Under these circumstances, the motivation to obtain opioids comes from 3 places: Physical pain and discomfort caused by withdrawal symptoms
Increasing anxiety due to powerful, unsatisfied opioid cravings
Stress resulting from the brain's fear that the current lack of opioids presents a threat to its survival
Regarding this last point, even though, logically, a person may know that opioids are not essential for life, as long as those parts of the brain in charge of survival behavior still believe opioids are necessary, they may override "higher reasoning." Furthermore, to an opioid-dependent brain, not having enough opioids to satisfy cravings or suppress withdrawal is comparable to not having enough food to satisfy hunger.
The need to obtain opioids can become more important than that person's safety because opioid-dependence can impair the mechanism by which information from certain areas of the brain—namely, those involved with judgment and caution—is received. The brain responds by taking whatever steps are necessary to see that its opioid "hunger" is met, which usually means pursuing opioids with all the drive of a basic instinct.
Role of Medicine in Treatment
Medicine is important for managing both the short- and the long-term effects of opioid dependence. Over the short term, medicine can help to relieve the opioid cravings and withdrawal symptoms that occur when use of heroin or opioid painkillers is discontinued. Medication can also be important over the long term as well.

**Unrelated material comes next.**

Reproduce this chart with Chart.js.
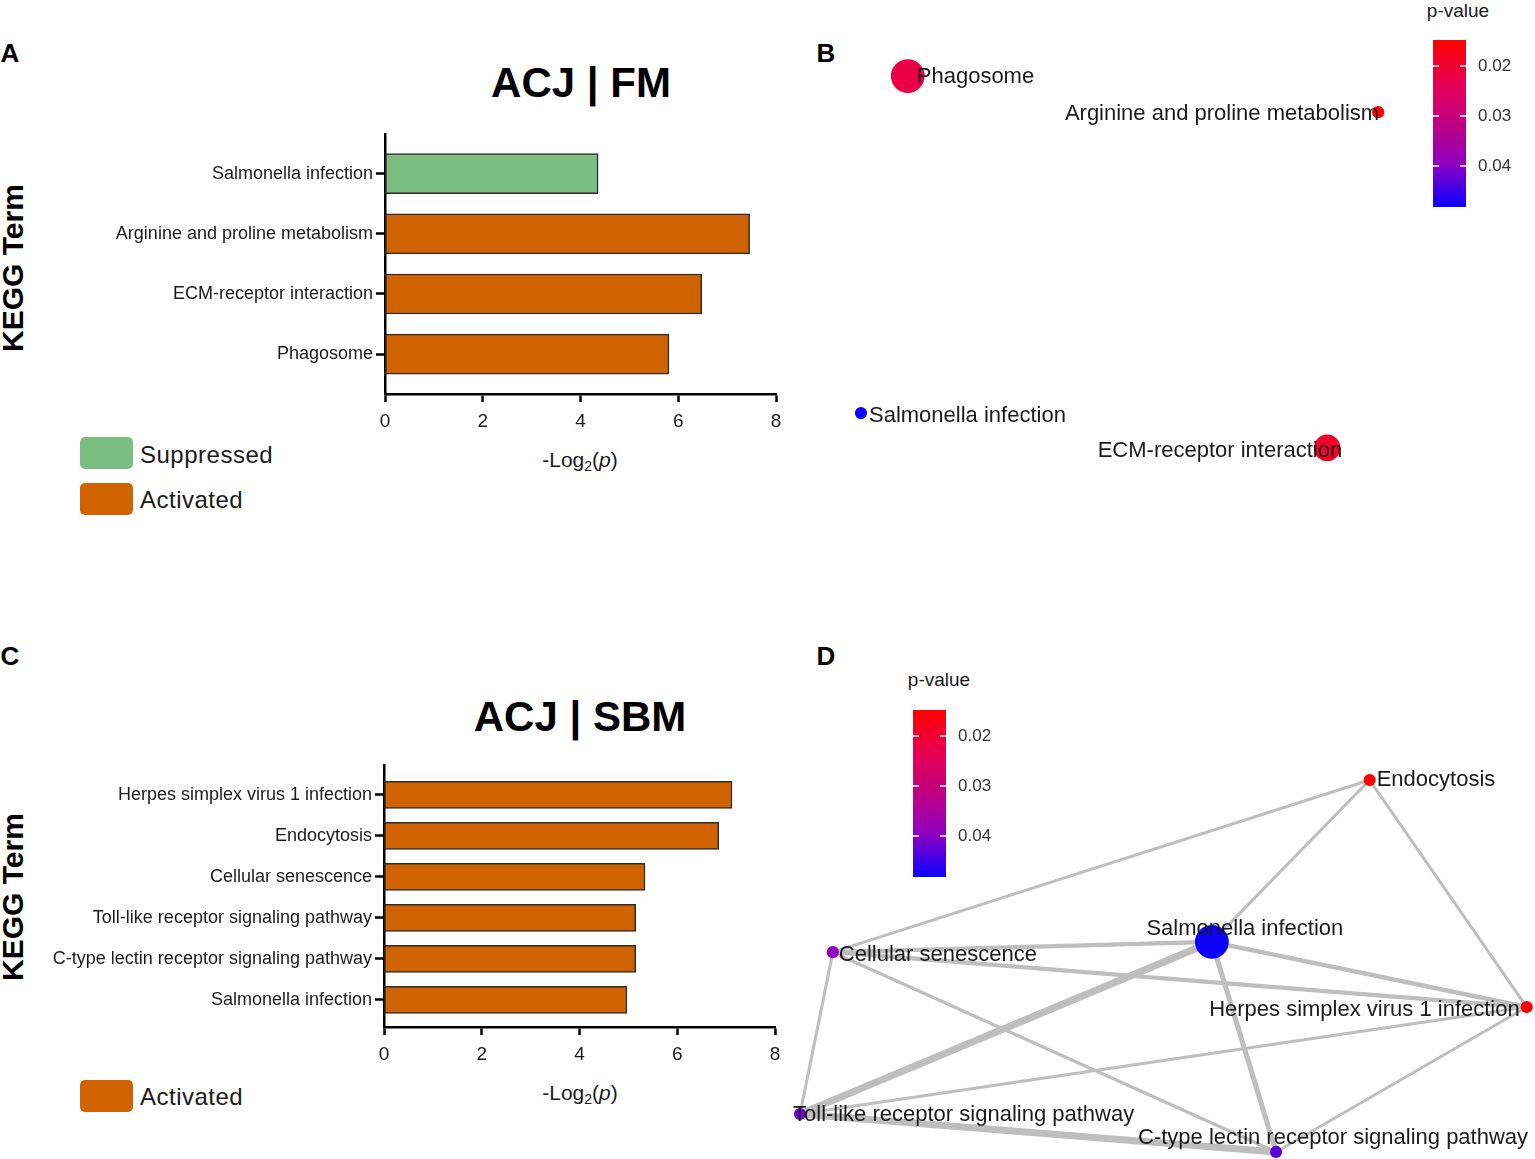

Typically, the changes that cause opioid dependence will not correct themselves right away, even though the opioid use has stopped. In fact, these changes can trigger cravings months and even years after a patient has stopped using opioids. Consequently, overcoming opioid dependence is not simply a matter of eliminating drugs of abuse from the body.
The CSAT Clinical Guidelines for the Use of Buprenorphine recommend that patients stay on medication after they have "detoxed" from their drug of abuse. This gives patients time to learn new skills that can help them cope with cravings and other triggers that might otherwise make them vulnerable to relapse.